## TASK PROMPT
Could you write out every record below exactly, leaving out any pictures?

## SUPPLIED RECORDS
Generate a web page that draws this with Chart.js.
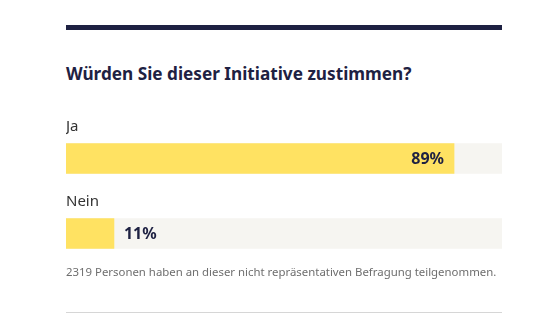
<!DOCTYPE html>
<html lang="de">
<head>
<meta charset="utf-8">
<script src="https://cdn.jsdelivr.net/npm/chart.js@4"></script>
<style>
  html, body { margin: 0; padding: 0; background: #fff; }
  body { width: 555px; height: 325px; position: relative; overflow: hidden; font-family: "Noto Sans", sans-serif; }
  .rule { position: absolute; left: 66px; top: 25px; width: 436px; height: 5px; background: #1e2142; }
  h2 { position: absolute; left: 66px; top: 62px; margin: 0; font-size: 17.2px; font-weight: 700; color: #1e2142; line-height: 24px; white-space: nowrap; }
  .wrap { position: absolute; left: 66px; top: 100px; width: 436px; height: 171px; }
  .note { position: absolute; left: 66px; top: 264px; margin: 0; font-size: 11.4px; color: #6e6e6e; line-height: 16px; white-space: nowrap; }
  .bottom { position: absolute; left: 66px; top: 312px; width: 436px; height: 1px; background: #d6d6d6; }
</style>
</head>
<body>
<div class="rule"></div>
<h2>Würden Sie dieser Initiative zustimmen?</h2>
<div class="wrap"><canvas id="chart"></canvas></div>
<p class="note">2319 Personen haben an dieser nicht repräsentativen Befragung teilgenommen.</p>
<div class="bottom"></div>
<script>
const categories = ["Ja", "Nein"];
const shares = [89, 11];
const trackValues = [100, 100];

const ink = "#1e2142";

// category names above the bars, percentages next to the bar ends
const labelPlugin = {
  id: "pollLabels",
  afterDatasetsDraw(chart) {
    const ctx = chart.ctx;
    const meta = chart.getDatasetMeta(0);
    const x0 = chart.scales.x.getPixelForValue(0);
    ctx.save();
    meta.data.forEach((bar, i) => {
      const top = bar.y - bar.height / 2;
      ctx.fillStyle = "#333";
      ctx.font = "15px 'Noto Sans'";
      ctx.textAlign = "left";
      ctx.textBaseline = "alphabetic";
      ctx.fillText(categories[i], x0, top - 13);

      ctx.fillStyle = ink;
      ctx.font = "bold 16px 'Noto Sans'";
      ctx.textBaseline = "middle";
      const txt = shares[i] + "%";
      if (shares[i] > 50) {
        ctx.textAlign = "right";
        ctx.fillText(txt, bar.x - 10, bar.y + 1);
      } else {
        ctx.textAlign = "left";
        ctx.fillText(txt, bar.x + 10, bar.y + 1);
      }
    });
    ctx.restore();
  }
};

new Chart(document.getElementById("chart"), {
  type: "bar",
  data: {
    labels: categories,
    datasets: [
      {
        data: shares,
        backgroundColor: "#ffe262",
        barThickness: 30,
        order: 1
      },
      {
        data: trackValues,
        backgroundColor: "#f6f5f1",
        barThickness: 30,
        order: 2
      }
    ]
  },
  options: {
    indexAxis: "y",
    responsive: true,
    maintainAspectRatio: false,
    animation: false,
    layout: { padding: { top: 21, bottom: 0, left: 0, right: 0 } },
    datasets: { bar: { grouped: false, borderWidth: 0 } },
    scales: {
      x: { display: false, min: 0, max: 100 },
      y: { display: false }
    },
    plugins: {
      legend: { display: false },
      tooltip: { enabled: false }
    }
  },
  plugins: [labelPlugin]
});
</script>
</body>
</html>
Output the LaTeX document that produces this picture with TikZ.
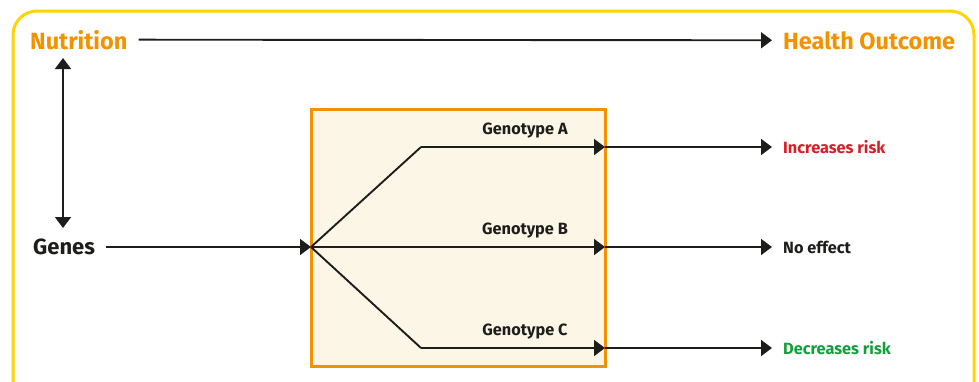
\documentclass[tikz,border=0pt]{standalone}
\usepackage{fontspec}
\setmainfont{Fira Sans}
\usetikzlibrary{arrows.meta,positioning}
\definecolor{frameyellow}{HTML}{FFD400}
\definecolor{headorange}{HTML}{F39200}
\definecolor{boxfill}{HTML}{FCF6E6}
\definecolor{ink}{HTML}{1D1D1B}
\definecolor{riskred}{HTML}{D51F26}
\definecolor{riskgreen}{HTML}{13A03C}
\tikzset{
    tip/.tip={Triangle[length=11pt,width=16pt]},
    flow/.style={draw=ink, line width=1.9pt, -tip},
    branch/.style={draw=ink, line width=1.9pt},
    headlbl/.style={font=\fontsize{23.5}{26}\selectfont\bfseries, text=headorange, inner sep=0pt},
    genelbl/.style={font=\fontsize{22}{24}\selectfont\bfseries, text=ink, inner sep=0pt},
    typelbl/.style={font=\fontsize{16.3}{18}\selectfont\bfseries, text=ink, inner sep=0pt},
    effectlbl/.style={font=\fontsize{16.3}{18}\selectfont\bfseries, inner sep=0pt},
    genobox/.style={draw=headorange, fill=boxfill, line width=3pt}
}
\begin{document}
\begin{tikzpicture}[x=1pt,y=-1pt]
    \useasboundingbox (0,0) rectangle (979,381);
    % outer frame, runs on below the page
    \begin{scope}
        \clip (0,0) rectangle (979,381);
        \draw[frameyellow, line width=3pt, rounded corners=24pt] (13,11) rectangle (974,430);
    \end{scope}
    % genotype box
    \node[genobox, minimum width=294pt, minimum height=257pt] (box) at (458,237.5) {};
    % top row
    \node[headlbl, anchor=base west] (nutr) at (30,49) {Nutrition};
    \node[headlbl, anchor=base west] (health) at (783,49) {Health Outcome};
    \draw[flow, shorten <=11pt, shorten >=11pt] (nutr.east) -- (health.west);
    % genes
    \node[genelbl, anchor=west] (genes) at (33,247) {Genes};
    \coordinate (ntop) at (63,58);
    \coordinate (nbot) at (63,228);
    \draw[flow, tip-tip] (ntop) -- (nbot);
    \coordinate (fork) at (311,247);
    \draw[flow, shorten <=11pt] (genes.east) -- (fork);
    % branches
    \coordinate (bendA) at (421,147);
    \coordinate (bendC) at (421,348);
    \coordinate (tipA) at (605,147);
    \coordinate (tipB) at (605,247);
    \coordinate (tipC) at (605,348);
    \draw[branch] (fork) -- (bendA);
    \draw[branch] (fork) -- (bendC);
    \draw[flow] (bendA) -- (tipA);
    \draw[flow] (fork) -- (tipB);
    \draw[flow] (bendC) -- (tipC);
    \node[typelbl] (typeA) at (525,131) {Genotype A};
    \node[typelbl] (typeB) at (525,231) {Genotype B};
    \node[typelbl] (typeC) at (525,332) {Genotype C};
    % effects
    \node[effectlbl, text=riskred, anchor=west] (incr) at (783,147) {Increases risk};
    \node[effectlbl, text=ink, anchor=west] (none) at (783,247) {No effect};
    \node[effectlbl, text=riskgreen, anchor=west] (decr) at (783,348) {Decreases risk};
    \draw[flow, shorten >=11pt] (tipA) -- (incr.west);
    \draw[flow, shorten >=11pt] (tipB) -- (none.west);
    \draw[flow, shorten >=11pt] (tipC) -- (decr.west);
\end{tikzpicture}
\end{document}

## FULL SOLUTION
Generate a web page that draws this with Chart.js.
<!DOCTYPE html>
<html lang="de">
<head>
<meta charset="utf-8">
<script src="https://cdn.jsdelivr.net/npm/chart.js@4"></script>
<style>
  html, body { margin: 0; padding: 0; background: #fff; }
  body { width: 555px; height: 325px; position: relative; overflow: hidden; font-family: "Noto Sans", sans-serif; }
  .rule { position: absolute; left: 66px; top: 25px; width: 436px; height: 5px; background: #1e2142; }
  h2 { position: absolute; left: 66px; top: 62px; margin: 0; font-size: 17.2px; font-weight: 700; color: #1e2142; line-height: 24px; white-space: nowrap; }
  .wrap { position: absolute; left: 66px; top: 100px; width: 436px; height: 171px; }
  .note { position: absolute; left: 66px; top: 264px; margin: 0; font-size: 11.4px; color: #6e6e6e; line-height: 16px; white-space: nowrap; }
  .bottom { position: absolute; left: 66px; top: 312px; width: 436px; height: 1px; background: #d6d6d6; }
</style>
</head>
<body>
<div class="rule"></div>
<h2>Würden Sie dieser Initiative zustimmen?</h2>
<div class="wrap"><canvas id="chart"></canvas></div>
<p class="note">2319 Personen haben an dieser nicht repräsentativen Befragung teilgenommen.</p>
<div class="bottom"></div>
<script>
const categories = ["Ja", "Nein"];
const shares = [89, 11];
const trackValues = [100, 100];

const ink = "#1e2142";

// category names above the bars, percentages next to the bar ends
const labelPlugin = {
  id: "pollLabels",
  afterDatasetsDraw(chart) {
    const ctx = chart.ctx;
    const meta = chart.getDatasetMeta(0);
    const x0 = chart.scales.x.getPixelForValue(0);
    ctx.save();
    meta.data.forEach((bar, i) => {
      const top = bar.y - bar.height / 2;
      ctx.fillStyle = "#333";
      ctx.font = "15px 'Noto Sans'";
      ctx.textAlign = "left";
      ctx.textBaseline = "alphabetic";
      ctx.fillText(categories[i], x0, top - 13);

      ctx.fillStyle = ink;
      ctx.font = "bold 16px 'Noto Sans'";
      ctx.textBaseline = "middle";
      const txt = shares[i] + "%";
      if (shares[i] > 50) {
        ctx.textAlign = "right";
        ctx.fillText(txt, bar.x - 10, bar.y + 1);
      } else {
        ctx.textAlign = "left";
        ctx.fillText(txt, bar.x + 10, bar.y + 1);
      }
    });
    ctx.restore();
  }
};

new Chart(document.getElementById("chart"), {
  type: "bar",
  data: {
    labels: categories,
    datasets: [
      {
        data: shares,
        backgroundColor: "#ffe262",
        barThickness: 30,
        order: 1
      },
      {
        data: trackValues,
        backgroundColor: "#f6f5f1",
        barThickness: 30,
        order: 2
      }
    ]
  },
  options: {
    indexAxis: "y",
    responsive: true,
    maintainAspectRatio: false,
    animation: false,
    layout: { padding: { top: 21, bottom: 0, left: 0, right: 0 } },
    datasets: { bar: { grouped: false, borderWidth: 0 } },
    scales: {
      x: { display: false, min: 0, max: 100 },
      y: { display: false }
    },
    plugins: {
      legend: { display: false },
      tooltip: { enabled: false }
    }
  },
  plugins: [labelPlugin]
});
</script>
</body>
</html>
Output the LaTeX document that produces this picture with TikZ.
\documentclass[tikz,border=0pt]{standalone}
\usepackage{fontspec}
\setmainfont{Fira Sans}
\usetikzlibrary{arrows.meta,positioning}
\definecolor{frameyellow}{HTML}{FFD400}
\definecolor{headorange}{HTML}{F39200}
\definecolor{boxfill}{HTML}{FCF6E6}
\definecolor{ink}{HTML}{1D1D1B}
\definecolor{riskred}{HTML}{D51F26}
\definecolor{riskgreen}{HTML}{13A03C}
\tikzset{
    tip/.tip={Triangle[length=11pt,width=16pt]},
    flow/.style={draw=ink, line width=1.9pt, -tip},
    branch/.style={draw=ink, line width=1.9pt},
    headlbl/.style={font=\fontsize{23.5}{26}\selectfont\bfseries, text=headorange, inner sep=0pt},
    genelbl/.style={font=\fontsize{22}{24}\selectfont\bfseries, text=ink, inner sep=0pt},
    typelbl/.style={font=\fontsize{16.3}{18}\selectfont\bfseries, text=ink, inner sep=0pt},
    effectlbl/.style={font=\fontsize{16.3}{18}\selectfont\bfseries, inner sep=0pt},
    genobox/.style={draw=headorange, fill=boxfill, line width=3pt}
}
\begin{document}
\begin{tikzpicture}[x=1pt,y=-1pt]
    \useasboundingbox (0,0) rectangle (979,381);
    % outer frame, runs on below the page
    \begin{scope}
        \clip (0,0) rectangle (979,381);
        \draw[frameyellow, line width=3pt, rounded corners=24pt] (13,11) rectangle (974,430);
    \end{scope}
    % genotype box
    \node[genobox, minimum width=294pt, minimum height=257pt] (box) at (458,237.5) {};
    % top row
    \node[headlbl, anchor=base west] (nutr) at (30,49) {Nutrition};
    \node[headlbl, anchor=base west] (health) at (783,49) {Health Outcome};
    \draw[flow, shorten <=11pt, shorten >=11pt] (nutr.east) -- (health.west);
    % genes
    \node[genelbl, anchor=west] (genes) at (33,247) {Genes};
    \coordinate (ntop) at (63,58);
    \coordinate (nbot) at (63,228);
    \draw[flow, tip-tip] (ntop) -- (nbot);
    \coordinate (fork) at (311,247);
    \draw[flow, shorten <=11pt] (genes.east) -- (fork);
    % branches
    \coordinate (bendA) at (421,147);
    \coordinate (bendC) at (421,348);
    \coordinate (tipA) at (605,147);
    \coordinate (tipB) at (605,247);
    \coordinate (tipC) at (605,348);
    \draw[branch] (fork) -- (bendA);
    \draw[branch] (fork) -- (bendC);
    \draw[flow] (bendA) -- (tipA);
    \draw[flow] (fork) -- (tipB);
    \draw[flow] (bendC) -- (tipC);
    \node[typelbl] (typeA) at (525,131) {Genotype A};
    \node[typelbl] (typeB) at (525,231) {Genotype B};
    \node[typelbl] (typeC) at (525,332) {Genotype C};
    % effects
    \node[effectlbl, text=riskred, anchor=west] (incr) at (783,147) {Increases risk};
    \node[effectlbl, text=ink, anchor=west] (none) at (783,247) {No effect};
    \node[effectlbl, text=riskgreen, anchor=west] (decr) at (783,348) {Decreases risk};
    \draw[flow, shorten >=11pt] (tipA) -- (incr.west);
    \draw[flow, shorten >=11pt] (tipB) -- (none.west);
    \draw[flow, shorten >=11pt] (tipC) -- (decr.west);
\end{tikzpicture}
\end{document}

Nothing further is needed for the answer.